GOAL
Beneath this line sits some data. Return only its lines from the one holding "Rebuild this chart" through the one holding "ax2 = fig.add_axes([0.1283, 0.1543, 0.8651, 0.3622])", inclusive, exactly, with the images removed.

EXTRACTED INFORMATION
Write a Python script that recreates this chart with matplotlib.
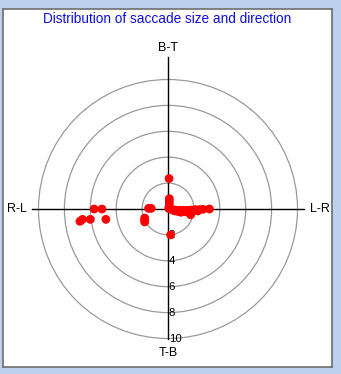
import matplotlib
matplotlib.use("Agg")
import matplotlib.pyplot as plt
from matplotlib.patches import Circle

title = "Distribution of saccade size and direction"
ring_radii = [2, 4, 6, 8, 10]
tick_labels = ["2", "4", "6", "8", "10"]
dir_labels = ["B-T", "T-B", "R-L", "L-R"]

# saccade end points (x: horizontal size, y: vertical size)
sacc_x = [0.1, 0.1, 0.1, 0.1, 0.05,
          0.3, 0.6, 0.9, 1.2, 1.5, 1.8, 2.1, 2.4, 2.7,
          0.5, 0.8, 1.0, 1.3, 1.7, 1.75, 2.3, 2.0,
          3.2, 0.08, 0.2,
          -1.5, -1.3, -1.8, -1.8, -1.8,
          -5.7, -5.1, -6.0, -4.8, -6.6, -6.8]
sacc_y = [0.8, 0.6, 0.4, 0.2, 0.05,
          -0.05, -0.08, -0.1, -0.1, -0.1, -0.08, -0.05, -0.05, -0.02,
          -0.15, -0.2, -0.25, -0.2, -0.35, -0.45, -0.15, -0.12,
          0.0, 2.35, -2.0,
          0.05, 0.05, -0.7, -0.85, -1.0,
          0.0, 0.0, -0.8, -0.8, -0.8, -0.95]

W, H = 341, 374
fig = plt.figure(figsize=(W / 100, H / 100), dpi=100)
fig.patch.set_facecolor("#bcd2ec")

cx, cy = 168, 209
scale = 12.95
L, R, T, B = 3, 332, 9, 367
ax = fig.add_axes([L / W, (H - B) / H, (R - L) / W, (B - T) / H])
ax.set_facecolor("white")
ax.set_xlim((L - cx) / scale, (R - cx) / scale)
ax.set_ylim((cy - B) / scale, (cy - T) / scale)
ax.set_xticks([])
ax.set_yticks([])
for s in ax.spines.values():
    s.set_color("#6e6e6e")
    s.set_linewidth(1.2)

for r in ring_radii:
    ax.add_patch(Circle((0, 0), r, fill=False, edgecolor="#9a9a9a", lw=0.9, zorder=1))

ax.plot([-10.5, 10.5], [0, 0], color="black", lw=1.0, zorder=2)
ax.plot([0, 0], [-10, 11.7], color="black", lw=1.0, zorder=2)

for r, lab in zip(ring_radii, tick_labels):
    ax.text(0.05, -r, lab, ha="left", va="center", fontsize=8.2,
            family="Liberation Sans", color="black", zorder=3)

ax.scatter(sacc_x, sacc_y, s=40, color="#ff0000", edgecolors="none", zorder=4)

fs = 9
ax.text(0, (cy - 48) / scale, dir_labels[0], ha="center", va="center", fontsize=fs,
        family="Liberation Sans")
ax.text(0, (cy - 353) / scale, dir_labels[1], ha="center", va="center", fontsize=fs,
        family="Liberation Sans")
ax.text((17 - cx) / scale, 0, dir_labels[2], ha="center", va="center", fontsize=fs,
        family="Liberation Sans")
ax.text((320 - cx) / scale, 0, dir_labels[3], ha="center", va="center", fontsize=fs,
        family="Liberation Sans")

fig.text(167 / W, 1 - 19 / H, title, ha="center", va="center", fontsize=9.8,
         color="#1010e0", family="Liberation Sans")

fig.savefig("out.png", dpi=100, facecolor=fig.get_facecolor())
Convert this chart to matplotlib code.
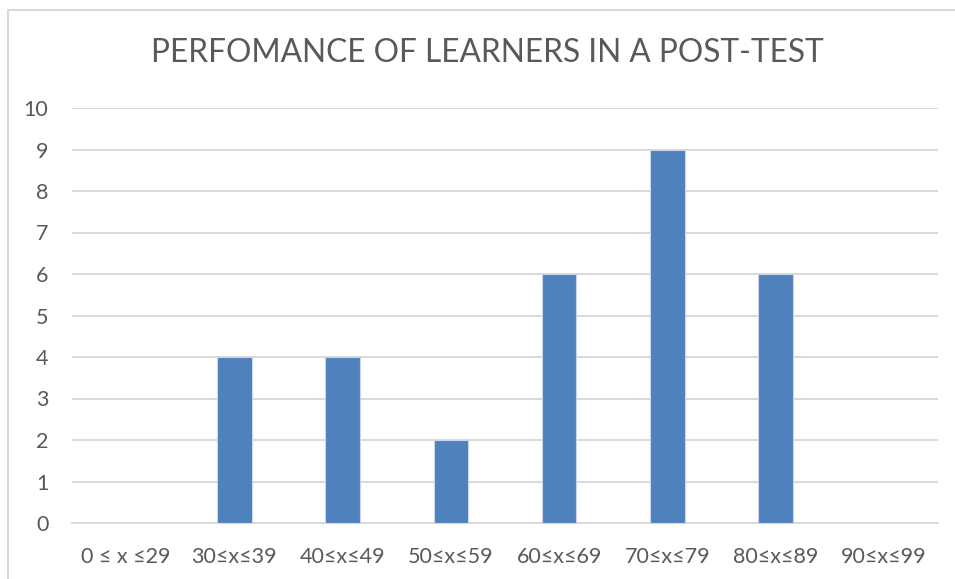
import matplotlib.pyplot as plt
from matplotlib.patches import Rectangle

# categorias e valores
categorias = ["0 \u2264 x \u226429", "30\u2264x\u226439", "40\u2264x\u226449", "50\u2264x\u226459",
              "60\u2264x\u226469", "70\u2264x\u226479", "80\u2264x\u226489", "90\u2264x\u226499"]
valores = [0, 4, 4, 2, 6, 9, 6, 0]
y_ticks = list(range(0, 11))

fonte = ['Lato', 'DejaVu Sans']
plt.rcParams['font.family'] = fonte

fig = plt.figure(figsize=(9.55, 5.79), dpi=100)
ax = fig.add_axes([72/955, 56/579, 866/955, 415/579])

x = range(len(categorias))
ax.bar(x, valores, width=0.32, color="#4F81BD", edgecolor="#C9D6EA", linewidth=0.8, zorder=3)

ax.set_xlim(-0.5, len(categorias) - 0.5)
ax.set_ylim(0, 10)
ax.set_yticks(y_ticks)
ax.set_xticks(list(x))
ax.set_xticklabels(categorias)

ax.grid(axis="y", color="#D9D9D9", linewidth=1.4, zorder=0)
for lado in ["top", "right", "left"]:
    ax.spines[lado].set_visible(False)
ax.spines["bottom"].set_color("#D9D9D9")
ax.spines["bottom"].set_linewidth(1.4)
ax.tick_params(axis="both", length=0, labelsize=15.5, labelcolor="#595959")
ax.tick_params(axis="y", pad=17)
ax.tick_params(axis="x", pad=17)

fig.text(487/955, 1 - 53/579, "PERFOMANCE OF LEARNERS IN A POST-TEST",
         ha="center", va="center", fontsize=22.8, color="#595959")

# borda do grafico
fig.patches.append(Rectangle((8/955, -0.1), 1.2, 1 - 10/579 + 0.1, transform=fig.transFigure,
                             fill=False, edgecolor="#D9D9D9", linewidth=1.5))

fig.savefig("out.png", dpi=100)
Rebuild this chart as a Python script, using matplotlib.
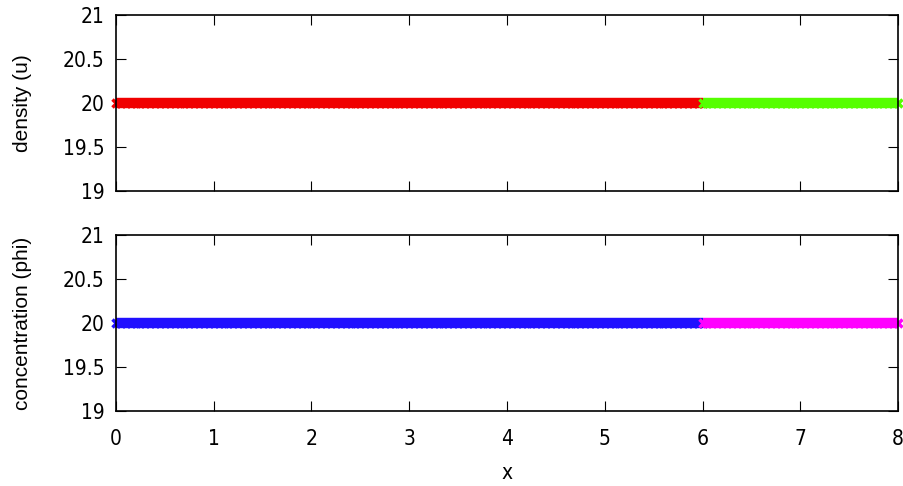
import numpy as np
import matplotlib
matplotlib.use("Agg")
import matplotlib.pyplot as plt

plt.rcParams['font.family'] = ['DejaVu Sans']
plt.rcParams['font.stretch'] = 'condensed'
plt.rcParams['font.size'] = 15

# grid nodes of the two sub-domains
x_left = np.arange(0, 6.0001, 0.05)
x_right = np.arange(6, 8.0001, 0.05)

# density u and concentration phi (flat at 20)
u_left = np.full(len(x_left), 20.0)
u_right = np.full(len(x_right), 20.0)
phi_left = np.full(len(x_left), 20.0)
phi_right = np.full(len(x_right), 20.0)

yticks = [19, 19.5, 20, 20.5, 21]
yticklabels = ["19", "19.5", "20", "20.5", "21"]
xticks = [0, 1, 2, 3, 4, 5, 6, 7, 8]

fig = plt.figure(figsize=(9.04, 4.86), dpi=100)
ax1 = fig.add_axes([0.1283, 0.607, 0.8651, 0.3621])
ax2 = fig.add_axes([0.1283, 0.1543, 0.8651, 0.3622])

def style(ax):
    ax.set_xlim(0, 8)
    ax.set_ylim(19, 21)
    ax.set_xticks(xticks)
    ax.set_yticks(yticks)
    ax.set_yticklabels(yticklabels)
    ax.tick_params(direction='in', length=7, width=0.8, top=True, right=True, pad=8)
    ax.tick_params(axis='x', pad=13)
    for s in ax.spines.values():
        s.set_linewidth(1.2)

lab = dict(family=['Liberation Sans', 'DejaVu Sans'], stretch='normal', fontsize=15)

ax1.plot(x_left, u_left, color='#f00000', lw=7.5, marker='x', ms=6, mew=2.5, solid_capstyle='butt', clip_on=False)
ax1.plot(x_right, u_right, color='#55ff00', lw=7.5, marker='x', ms=6, mew=2.5, solid_capstyle='butt', clip_on=False)
style(ax1)
ax1.set_xticklabels([])
ax1.set_ylabel("density (u)", **lab)
ax1.yaxis.set_label_coords(-0.108, 0.5)

ax2.plot(x_left, phi_left, color='#2010ff', lw=7.5, marker='x', ms=6, mew=2.5, solid_capstyle='butt', clip_on=False)
ax2.plot(x_right, phi_right, color='#ff00ff', lw=7.5, marker='x', ms=6, mew=2.5, solid_capstyle='butt', clip_on=False)
style(ax2)
ax2.set_ylabel("concentration (phi)", **lab)
ax2.yaxis.set_label_coords(-0.108, 0.5)
ax2.set_xlabel("x", labelpad=10)

fig.savefig("out.png", dpi=100)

PROBLEM SOLUTION
Rebuild this chart as a Python script, using matplotlib.
import numpy as np
import matplotlib
matplotlib.use("Agg")
import matplotlib.pyplot as plt

plt.rcParams['font.family'] = ['DejaVu Sans']
plt.rcParams['font.stretch'] = 'condensed'
plt.rcParams['font.size'] = 15

# grid nodes of the two sub-domains
x_left = np.arange(0, 6.0001, 0.05)
x_right = np.arange(6, 8.0001, 0.05)

# density u and concentration phi (flat at 20)
u_left = np.full(len(x_left), 20.0)
u_right = np.full(len(x_right), 20.0)
phi_left = np.full(len(x_left), 20.0)
phi_right = np.full(len(x_right), 20.0)

yticks = [19, 19.5, 20, 20.5, 21]
yticklabels = ["19", "19.5", "20", "20.5", "21"]
xticks = [0, 1, 2, 3, 4, 5, 6, 7, 8]

fig = plt.figure(figsize=(9.04, 4.86), dpi=100)
ax1 = fig.add_axes([0.1283, 0.607, 0.8651, 0.3621])
ax2 = fig.add_axes([0.1283, 0.1543, 0.8651, 0.3622])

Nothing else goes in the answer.